Le château et le quartier juif
« L’histoire de Mikulov remonte au XIIe siècle. À l’époque, c’était un hameau forain. La ville a d’abord appartenu pendant trois cents ans à la famille des Liechtenstein, puis, à partir du XVIe siècle, à la dynastie des Dietrichstein. Celle-ci a quitté la ville d’Olomouc, qui était alors bien plus importante qu’elle ne l’est aujourd’hui, pour faire installer son siège à Mikulov. Les Dietrichstein ont transformé le château, qui est devenu le principal monument historique de Mikulov, dans un style baroque qui a été conservé jusqu’à aujourd’hui. Grâce à la proximité de Vienne, Mikulov est à cette époque devenu une ville d’une certaine importance, tant d’un point de vue économique, politique, diplomatique que culturel. »
« Et puis, cela intéressera sans doute vos auditeurs français, c’est dans ce château que les négociations de paix après la bataille d’Austerlitz ont été entamées. Pour sa part, Napoléon a passé une nuit à Mikulov, en 1809, après la bataille de Wagram. »
« Au cours des siècles, le château a été endommagé par plusieurs incendies. En 1945 notamment, il a été ravagé par le feu, dans des circonstances qui n’ont jamais été vraiment élucidées. Rénové dans les années 1960, le monument abrite actuellement les collections du musée régional. Nous y organisons chaque année un symposium d’art contemporain, ainsi que différents événements liés à la viticulture. »

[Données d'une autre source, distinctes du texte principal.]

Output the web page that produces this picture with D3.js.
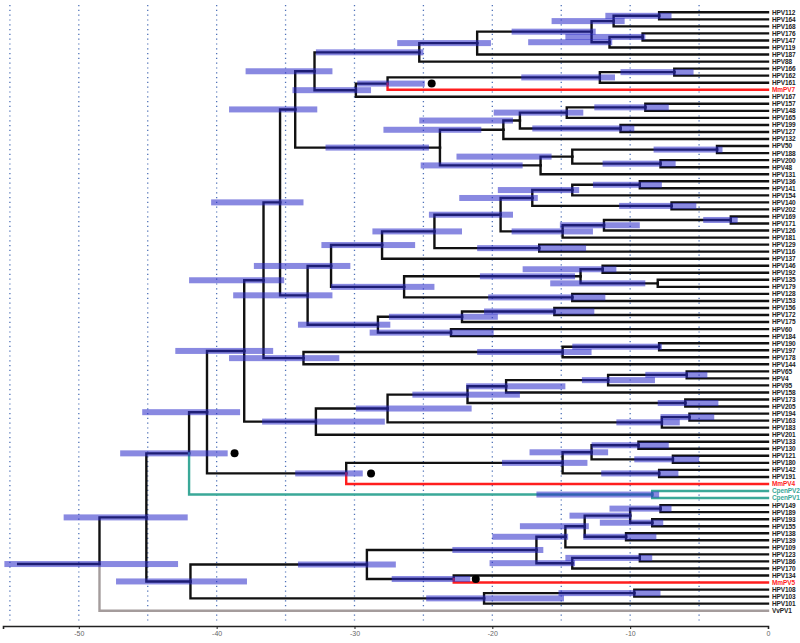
<!DOCTYPE html>
<html><head><meta charset="utf-8">
<script src="https://cdn.jsdelivr.net/npm/d3@7"></script>
<style>body{margin:0;background:#fff}svg{display:block}</style>
</head><body>
<svg id="c" width="800" height="643"></svg>
<script>
// ---- data ----
const leaves = ["HPV112","HPV164","HPV168","HPV176","HPV147","HPV119","HPV187","HPV88","HPV166","HPV162","HPV161","MmPV7","HPV167","HPV157","HPV148","HPV165","HPV199","HPV127","HPV132","HPV50","HPV188","HPV200","HPV48","HPV131","HPV136","HPV141","HPV154","HPV140","HPV202","HPV169","HPV171","HPV126","HPV181","HPV129","HPV116","HPV137","HPV146","HPV192","HPV135","HPV179","HPV128","HPV153","HPV156","HPV172","HPV175","HPV60","HPV184","HPV190","HPV197","HPV178","HPV144","HPV65","HPV4","HPV95","HPV158","HPV173","HPV205","HPV194","HPV163","HPV183","HPV201","HPV133","HPV130","HPV121","HPV180","HPV142","HPV191","MmPV4","CpenPV2","CpenPV1","HPV149","HPV189","HPV193","HPV155","HPV138","HPV139","HPV109","HPV123","HPV186","HPV170","HPV134","MmPV5","HPV108","HPV103","HPV101","VvPV1"];

// internal nodes: [id, child1, child2, time, hpdLow, hpdHigh]
const nodes = [
["A","HPV112","HPV164",-7.9,-11.8,-7.0],
["B","A","HPV168",-11.2,-15.7,-10.4],
["E","HPV176","HPV147",-9.1,-14.7,-8.9],
["D","E","HPV119",-11.5,-17.4,-11.3],
["C","B","D",-12.8,-18.6,-12.5],
["F","C","HPV187",-21.1,-26.9,-20.1],
["G","F","HPV88",-25.3,-32.8,-25.0],
["L","HPV166","HPV162",-6.8,-10.7,-5.4],
["K","L","HPV161",-12.2,-17.9,-11.1],
["J","K","MmPV7",-27.6,-29.8,-24.9],
["I","J","HPV167",-29.9,-34.5,-28.8],
["H","G","I",-32.9,-37.9,-31.6],
["S","HPV157","HPV148",-8.9,-12.6,-7.2],
["R","S","HPV165",-14.6,-19.9,-13.4],
["T","HPV199","HPV127",-10.7,-17.1,-9.7],
["Q","R","T",-18.0,-25.3,-18.5],
["P","Q","HPV132",-19.2,-27.9,-20.8],
["W","HPV50","HPV188",-3.7,-8.3,-3.3],
["X","HPV200","HPV48",-7.8,-12.0,-6.7],
["V","W","X",-14.2,-22.6,-15.7],
["U","V","HPV131",-16.5,-25.2,-17.8],
["O","P","U",-23.8,-32.1,-24.6],
["M","H","O",-34.3,-39.1,-32.7],
["AC","HPV136","HPV141",-9.3,-12.7,-7.7],
["AD","AC","HPV154",-14.2,-19.6,-13.7],
["AF","HPV140","HPV202",-7.0,-10.8,-5.2],
["AE","AD","AF",-17.1,-22.4,-16.7],
["AJ","HPV169","HPV171",-2.7,-4.7,-2.2],
["AI","AJ","HPV126",-11.9,-15.1,-9.3],
["AH","AI","HPV181",-14.9,-18.6,-12.7],
["AG","AE","AH",-19.4,-24.6,-18.5],
["AL","HPV129","HPV116",-16.6,-21.1,-13.2],
["AK","AG","AL",-24.2,-28.7,-22.2],
["AB","AK","HPV137",-28.0,-32.4,-25.6],
["AO","HPV146","HPV192",-12.0,-17.8,-11.0],
["AP","HPV135","HPV179",-8.0,-15.8,-8.9],
["AN","AO","AP",-13.6,-20.9,-14.0],
["AQ","HPV128","HPV153",-14.2,-20.3,-11.8],
["AM","AN","AQ",-26.4,-31.7,-24.2],
["AA","AB","AM",-31.7,-37.3,-30.3],
["AT","HPV156","HPV172",-15.5,-20.6,-12.6],
["AS","AT","HPV175",-22.2,-27.5,-19.6],
["AU","HPV60","HPV184",-23.0,-28.9,-19.9],
["AR","AS","AU",-28.3,-34.1,-27.4],
["Z","AA","AR",-33.4,-38.8,-31.6],
["N","M","Z",-35.4,-40.4,-33.7],
["AX","HPV190","HPV197",-7.9,-14.2,-7.7],
["AW","AX","HPV178",-14.9,-21.1,-12.8],
["AV","AW","HPV144",-33.7,-39.1,-31.1],
["Y","N","AV",-36.6,-42.0,-35.1],
["BH","HPV65","HPV4",-5.9,-8.9,-4.4],
["BG","BH","HPV95",-11.6,-13.5,-8.2],
["BF","BG","HPV158",-19.0,-21.9,-14.7],
["BI","HPV173","HPV205",-6.0,-8.0,-3.6],
["BE","BF","BI",-21.8,-25.8,-18.0],
["BK","HPV194","HPV163",-5.7,-7.8,-3.9],
["BJ","BK","HPV183",-7.7,-11.0,-6.4],
["BD","BE","BJ",-27.6,-29.9,-21.5],
["BC","BD","HPV201",-32.8,-36.7,-27.8],
["AY","Y","BC",-38.0,-43.0,-35.9],
["BN","HPV133","HPV130",-9.4,-12.8,-7.2],
["BO","HPV121","HPV180",-6.9,-9.7,-5.0],
["BM","BN","BO",-12.8,-17.3,-11.6],
["BP","HPV142","HPV191",-7.9,-12.1,-6.5],
["BL","BM","BP",-14.9,-19.3,-13.1],
["BA","BL","MmPV4",-30.6,-34.3,-29.4],
["AZ","AY","BA",-40.7,-45.4,-38.3],
["BQ","CpenPV2","CpenPV1",-8.4,-16.8,-7.9],
["BB","AZ","BQ",-42.0,-47.0,-39.2],
["CE","HPV149","HPV189",-7.8,-11.5,-7.0],
["CF","HPV193","HPV155",-8.4,-12.2,-7.6],
["CD","CE","CF",-10.0,-14.4,-9.9],
["CC","HPV138","HPV139",-10.3,-13.4,-8.1],
["CB","CD","CC",-13.3,-18.0,-13.0],
["CA","CB","HPV109",-14.7,-20.0,-14.5],
["BZ","HPV123","HPV186",-9.3,-14.7,-8.4],
["BY","BZ","HPV170",-14.2,-20.2,-14.0],
["BX","CA","BY",-16.8,-22.9,-16.3],
["BW","HPV134","MmPV5",-22.8,-27.3,-21.6],
["BV","BX","BW",-29.1,-34.1,-27.0],
["BU","HPV108","HPV103",-9.7,-15.2,-7.8],
["BT","BU","HPV101",-20.6,-24.8,-14.8],
["BS","BV","BT",-41.9,-47.3,-37.8],
["BR","BB","BS",-45.1,-51.1,-42.1],
["ROOT","BR","VvPV1",-48.5,-55.4,-42.8]
];
const rootStemStart = -54.4;
// black markers: [node, time]
const markers = [["J",-24.4],["BB",-38.7],["BA",-28.8],["BW",-21.2]];
const redTaxa = ["MmPV7","MmPV4","MmPV5"];
const tealTaxa = ["CpenPV2","CpenPV1","BQ"];
const grayTaxa = ["VvPV1"];
const gridTimes = [-55,-50,-45,-40,-35,-30,-25,-20,-15,-10,-5];
const tickTimes = [-50,-40,-30,-20,-10,0];

// ---- drawing ----
const svg = d3.select("#c");
const x = d3.scaleLinear().domain([-55.5, 0]).range([3, 768]);
const yLeaf = d3.scalePoint().domain(leaves).range([12.3, 610.7]);

const info = {};
leaves.forEach(l => info[l] = {id:l, t:0, y:yLeaf(l), leaf:true});
nodes.forEach(n => {
  const [id,c1,c2,t,lo,hi] = n;
  info[id] = {id, t, lo, hi, kids:[c1,c2], y:(info[c1].y+info[c2].y)/2, leaf:false};
});

const col = id => redTaxa.includes(id) ? "#ff1e1e" : tealTaxa.includes(id) ? "#3aa898" : grayTaxa.includes(id) ? "#a49c9c" : "#111";

// grid
svg.append("g").selectAll("line").data(gridTimes).join("line")
  .attr("x1", d=>x(d)).attr("x2", d=>x(d)).attr("y1", 5).attr("y2", 622)
  .attr("stroke", "#4f72b8").attr("stroke-width", 1.3).attr("stroke-dasharray", "1.2,3.6");

// edges
const edges = [];
nodes.forEach(n => {
  const p = info[n[0]];
  p.kids.forEach(k => edges.push({p, c: info[k]}));
});
const eg = svg.append("g").attr("fill","none").attr("stroke-width", 2.4).attr("stroke-linecap","square");
edges.sort((a,b) => (col(a.c.id)==="#111"?0:1) - (col(b.c.id)==="#111"?0:1));
eg.selectAll("path").data(edges).join("path")
  .attr("d", e => `M${x(e.p.t)},${e.p.y}V${e.c.y}H${x(e.c.t)}`)
  .attr("stroke", e => col(e.c.id));
const root = info["ROOT"];
eg.append("path").attr("d", `M${x(rootStemStart)},${root.y}H${x(root.t)}`).attr("stroke","#111");

// HPD bars
svg.append("g").selectAll("rect").data(nodes.map(n=>info[n[0]])).join("rect")
  .attr("x", d=>x(d.lo)).attr("width", d=>x(d.hi)-x(d.lo))
  .attr("y", d=>d.y-3).attr("height", 6)
  .attr("fill", "rgb(40,40,200)").attr("fill-opacity", 0.55);

// markers
svg.append("g").selectAll("circle").data(markers).join("circle")
  .attr("cx", d=>x(d[1])).attr("cy", d=>info[d[0]].y).attr("r", 4).attr("fill","#000");

// labels
svg.append("g").selectAll("text").data(leaves).join("text")
  .attr("x", 772).attr("y", d=>yLeaf(d)+2.4)
  .attr("font-family", "'Liberation Sans', Arial, sans-serif").attr("font-weight","bold").attr("font-size", 6.5)
  .attr("letter-spacing", -0.1)
  .attr("fill", d => redTaxa.includes(d) ? "#ff1e1e" : tealTaxa.includes(d) ? "#3aa898" : "#222")
  .text(d=>d);

// axis
const ax = svg.append("g").attr("transform","translate(0,626)")
  .call(d3.axisBottom(x).tickValues(tickTimes).tickSize(3).tickSizeOuter(3).tickFormat(d=>d===0?"0":("-"+Math.abs(d))));
ax.select(".domain").attr("stroke","#222").attr("stroke-width",1.6);
ax.selectAll(".tick line").attr("stroke","#222");
ax.selectAll(".tick text").attr("fill","#666").attr("font-size",7).attr("font-family","'Liberation Sans', Arial, sans-serif").attr("dy","0.55em");
</script>
</body></html>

Que visiter dans les environs de Mikulov ?
La zone naturelle protégée de Pálava : une crête allongée entre Pavlov et Mikulov, avec ses falaises blanches de calcaire très attrayantes
Le parc archéologique de Pavlov
Le domaine de Lednice-Valtice, inscrit sur la liste du patrimoine mondial de l’UNESCO
L’ancien quartier juif, dont on voit les restes depuis la terrasse du château, est l’une des attractions touristiques de Mikulov. C’est ici qu’a vécu l’une des plus grandes communautés juives du pays, n’est-ce pas ?
« Effectivement, encore au début du XXe siècle, Mikulov était habité presque exclusivement par une population germanophone. Et au sein de celle-ci, les Juifs occupaient, depuis le XVe siècle, une place très importante. Pendant 300 ans, Mikulov a été le siège des rabbins moraves. Ce qui reste de cette histoire aujourd’hui, ce sont surtout une synagogue baroque et le cimetière juif, dont les quelque 4 000 pierres tombales s’étendent sur deux hectares, ce qui en fait le deuxième le plus grand en Tchéquie après celui de Prague. »
« La population juive de Mikulov a disparu pendant la Seconde Guerre mondiale et ses habitants germanophones, dont les Dietrichstein, ont dû quitter la ville. Celle-ci a été complètement repeuplée par des Tchèques arrivés des quatre coins du pays. Mercedes Dietrichstein, la fille des propriétaires du château, avait douze ans quand elle a quitté la Tchécoslovaquie. Elle vit en Argentine, mais chaque année, elle revient à Mikulov, qui reste la ville de son enfance. (…) La ville a été de nouveau traumatisée après l’invasion soviétique de 1968. Du fait de sa proximité avec l’Autriche, elle était hautement surveillée. Elle comptait près de 3 000 soldats soviétiques qui n’ont quitté Mikulov qu’après la chute du rideau de fer ! »
Pálava, un cépage 100 % local
Petra Korlaar, avant de nous déplacer un peu plus à l’ouest, à Znojmo, on ne va pas quitter Mikulov sans déguster ne serait-ce qu’un petit verre de vin. Pourriez-vous nous dire quels sont les meilleurs vins de la région ?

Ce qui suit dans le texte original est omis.